##MonitoringSucks Terminology (first stab)
Posted by mattray on July 12, 2011
Inspired by the recent ##monitoringsucks discussions, I thought I’d add my thoughts on creating a common set of terminology so we can start making progress.
There are a multitude of monitoring solutions out there, but most can be categorized and described with the following basic terminology and components:
Each of the major components could be a separate, single-purpose application. With consistent APIs and interchangeable implementations, best-of-breed solutions could arise. A catalog of monitoring tools could be cultivated and maybe monitoring wouldn’t suck as much.
This is the gathering of raw data that we care about for monitoring. There are 3 components to Collection:
The data points that you want monitored. These can be OIDs, metrics, REST calls or whatever. They may be performance and/or availability, active and/or passive. This is the raw data.
Metrics have a range of legitimate values, thresholds are the limits on the legitimate values. These may be on individual or combinations of metrics.
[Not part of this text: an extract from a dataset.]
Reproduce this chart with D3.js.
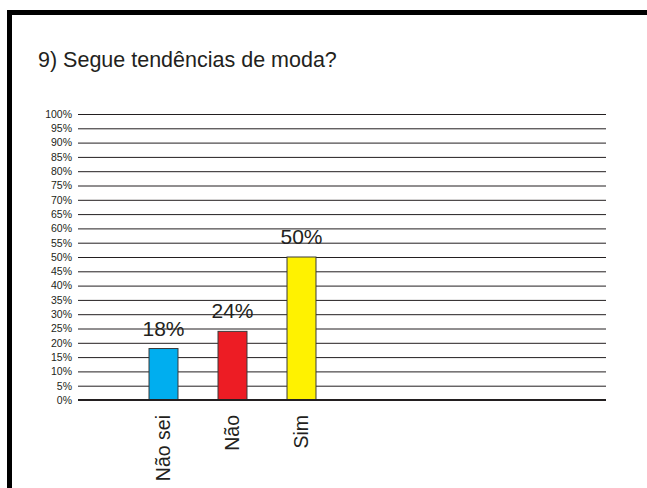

The actual process of gathering data varies depending on the metrics. There are a wide variety of monitoring protocols (SNMP, WMI, Syslog, JMX, etc.), we need to document how we collect the metrics.
This is the representation of what you are collecting, a collection of metrics and thresholds. The Model is a collection of Nodes. A Node is typically a single machine, but may cover multiple of metrics from separate machines or services (think services and clusters) depending on the implementation. There may be no Model whatsoever (lists of metrics checks).
Events are what happens when a threshold is violated. They may be suppressed, de-duplicated and possibly correlated with other events. There may be dependencies between Nodes or correlations with other Events, implementations may vary.
Separate from Events, alerting is the means to notify people and systems that an Event requires attention. There are numerous mechanisms for alerting (email, paging, asterisk, log, etc.) and ideally the Alerting component has the concept of users, schedules and escalation rules.
There are 2 pieces to the Presentation component:
The Monitoring solution may or may not have/need a UI. This is visual representation of the Model, Events and possibly Alerts. There may be a Dashboard rolling up different views into the information captured by the monitoring solution.
Ideally the data captured by the monitoring solution is available for whatever reporting you want to do. It may be in SQL databases, RRD or some other format but the ability to access the data and create new reports is essential.
Ideally every component should have published APIs for interacting with programatically and/or remotely. Without an API, monitoring tools become less and less relevant in the face of increasing automation.
As with APIs, all monitoring framework components need to be easily automated by configuration tools.
Where metrics are stored. There are lots of choices, they should be accessible for reports and via an API.